The impact of Longoria’s loss has been felt in the field as well, at least to some extent. While pitching staff’s runs allowed per game and batting average on balls in play have both dropped without him (from 4.26 to 3.73 runs per game, and from .295 to .284), the team’s overall BABIP allowed is 20 points higher than it was last year (.287 versus .267), when Longoria played 133 games.

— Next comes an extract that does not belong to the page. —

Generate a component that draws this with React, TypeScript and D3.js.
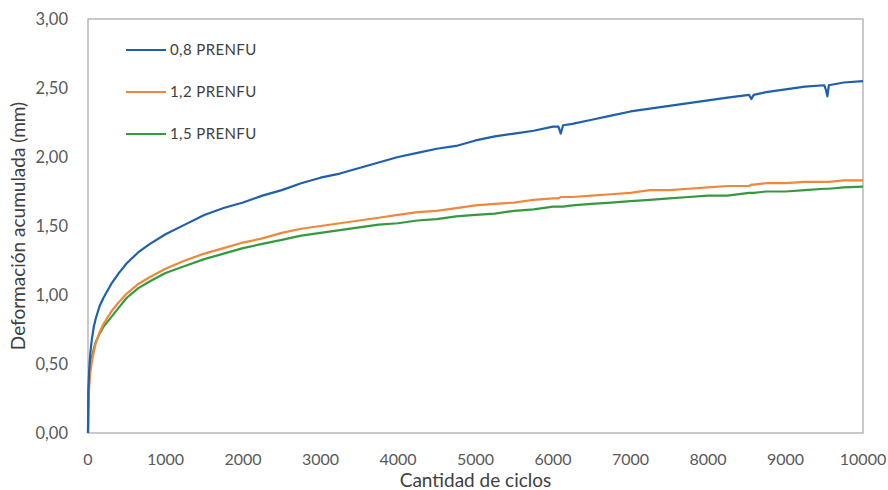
import React, { useRef, useEffect } from "react";
import * as d3 from "d3";

// cycles sampled along the test (denser at start and around the blue dips)
const cycles = [
  0, 5, 15, 30, 50, 75, 100, 150, 200, 300, 400, 500, 650, 800, 1000, 1250, 1500, 1750, 2000, 2250,
  2500, 2750, 3000, 3250, 3500, 3750, 4000, 4250, 4500, 4750, 5000, 5250, 5500, 5750, 6000, 6070,
  6100, 6130, 6250, 6500, 6750, 7000, 7250, 7500, 7750, 8000, 8250, 8530, 8560, 8590, 8750, 9000,
  9250, 9500, 9520, 9540, 9560, 9750, 10000,
];

const prenfu08 = [
  0, 0.3, 0.46, 0.58, 0.68, 0.77, 0.83, 0.92, 0.98, 1.08, 1.16, 1.23, 1.31, 1.37, 1.44, 1.51, 1.58,
  1.63, 1.67, 1.72, 1.76, 1.81, 1.85, 1.88, 1.92, 1.96, 2.0, 2.03, 2.06, 2.08, 2.12, 2.15, 2.17, 2.19,
  2.22, 2.22, 2.17, 2.23, 2.24, 2.27, 2.3, 2.33, 2.35, 2.37, 2.39, 2.41, 2.43, 2.45, 2.42, 2.45, 2.47,
  2.49, 2.51, 2.52, 2.49, 2.44, 2.52, 2.54, 2.55,
];

const prenfu12 = [
  0, 0.18, 0.33, 0.44, 0.52, 0.59, 0.65, 0.73, 0.79, 0.88, 0.95, 1.01, 1.08, 1.13, 1.19, 1.25, 1.3,
  1.34, 1.38, 1.41, 1.45, 1.48, 1.5, 1.52, 1.54, 1.56, 1.58, 1.6, 1.61, 1.63, 1.65, 1.66, 1.67, 1.69,
  1.7, 1.7, 1.71, 1.71, 1.71, 1.72, 1.73, 1.74, 1.76, 1.76, 1.77, 1.78, 1.79, 1.79, 1.8, 1.8, 1.81,
  1.81, 1.82, 1.82, 1.82, 1.82, 1.82, 1.83, 1.83,
];

const prenfu15 = [
  0, 0.28, 0.4, 0.48, 0.55, 0.61, 0.66, 0.72, 0.77, 0.84, 0.91, 0.98, 1.05, 1.1, 1.16, 1.21, 1.26,
  1.3, 1.34, 1.37, 1.4, 1.43, 1.45, 1.47, 1.49, 1.51, 1.52, 1.54, 1.55, 1.57, 1.58, 1.59, 1.61, 1.62,
  1.64, 1.64, 1.64, 1.64, 1.65, 1.66, 1.67, 1.68, 1.69, 1.7, 1.71, 1.72, 1.72, 1.74, 1.74, 1.74, 1.75,
  1.75, 1.76, 1.77, 1.77, 1.77, 1.77, 1.78, 1.785,
];

const seriesNames = ["0,8 PRENFU", "1,2 PRENFU", "1,5 PRENFU"];
const seriesColors = ["#1f5fab", "#f0873a", "#35993d"];
const xTicks = [0, 1000, 2000, 3000, 4000, 5000, 6000, 7000, 8000, 9000, 10000];
const yTicks = [0, 0.5, 1, 1.5, 2, 2.5, 3];

const App = () => {
  const svgRef = useRef<SVGSVGElement>(null);

  useEffect(() => {
    const svg = d3.select(svgRef.current);
    svg.selectAll("*").remove();

    const width = 888;
    const height = 490;
    const marginLeft = 88;
    const marginRight = 25;
    const marginTop = 19;
    const marginBottom = 57;
    const font = "Lato, sans-serif";
    const textColor = "#595959";

    const x = d3.scaleLinear().domain([0, 10000]).range([marginLeft, width - marginRight]);
    const y = d3.scaleLinear().domain([0, 3]).range([height - marginBottom, marginTop]);

    // plot frame
    svg.append("rect")
      .attr("x", x(0))
      .attr("y", y(3))
      .attr("width", x(10000) - x(0))
      .attr("height", y(0) - y(3))
      .attr("fill", "none")
      .attr("stroke", "#a6a6a6")
      .attr("stroke-width", 1.2);

    // y tick labels
    svg.append("g")
      .selectAll("text")
      .data(yTicks)
      .join("text")
      .attr("x", 68)
      .attr("y", d => y(d))
      .attr("dy", "0.35em")
      .attr("text-anchor", "end")
      .attr("font-family", font)
      .attr("font-size", 16.5)
      .attr("fill", textColor)
      .text(d => d3.format(".2f")(d).replace(".", ","));

    // x tick labels
    svg.append("g")
      .selectAll("text")
      .data(xTicks)
      .join("text")
      .attr("x", d => x(d))
      .attr("y", 465)
      .attr("text-anchor", "middle")
      .attr("font-family", font)
      .attr("font-size", 16)
      .attr("fill", textColor)
      .text(d => String(d));

    // axis titles
    svg.append("text")
      .attr("x", (x(0) + x(10000)) / 2)
      .attr("y", 487)
      .attr("text-anchor", "middle")
      .attr("font-family", font)
      .attr("font-size", 19)
      .attr("fill", "#404040")
      .text("Cantidad de ciclos");

    svg.append("text")
      .attr("transform", `translate(25,${(y(0) + y(3)) / 2}) rotate(-90)`)
      .attr("text-anchor", "middle")
      .attr("font-family", font)
      .attr("font-size", 19)
      .attr("fill", "#404040")
      .text("Deformación acumulada (mm)");

    // series lines
    const seriesValues = [prenfu08, prenfu12, prenfu15];
    const line = d3.line<number>()
      .x((_, i) => x(cycles[i]))
      .y(d => y(d));

    svg.append("g")
      .selectAll("path")
      .data(seriesValues.slice().reverse())
      .join("path")
      .attr("d", d => line(d))
      .attr("fill", "none")
      .attr("stroke", (_, i) => seriesColors[2 - i])
      .attr("stroke-width", 2.2)
      .attr("stroke-linejoin", "round");

    // legend
    const legend = svg.append("g")
      .selectAll("g")
      .data(seriesNames)
      .join("g")
      .attr("transform", (_, i) => `translate(126,${50 + i * 42})`);

    legend.append("line")
      .attr("x1", 0)
      .attr("x2", 40)
      .attr("stroke", (_, i) => seriesColors[i])
      .attr("stroke-width", 2.2);

    legend.append("text")
      .attr("x", 44)
      .attr("dy", "0.35em")
      .attr("font-family", font)
      .attr("font-size", 15)
      .attr("letter-spacing", 0.4)
      .attr("fill", "#404040")
      .text(d => d);
  }, []);

  return (
    <svg
      ref={svgRef}
      width={888}
      height={490}
      style={{ position: "absolute", left: 0, top: 0, background: "#fff" }}
    />
  );
};

export default App;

Longoria’s return alone won’t be enough to propel the Rays into the postseason, but assuming he’s healthy, it’s basically the equivalent of adding a star at the trading deadline. Based upon the gap between his season-to-date performance and the collective performance of his replacements, some very rough back-of-the-envelope math suggests that Longoria would be worth an additional 30 runs — three wins — on the offensive side. A more sober accounting using his career level of performance places the gap closer to 18 runs, perhaps less if we assume Maddon will give him a bit of rest to protect the hamstring and call the defense a wash. An extra 1 1/2 wins over the final third of the season should boost the Rays’ chances of reaching the playoffs via the Wild Card considerably.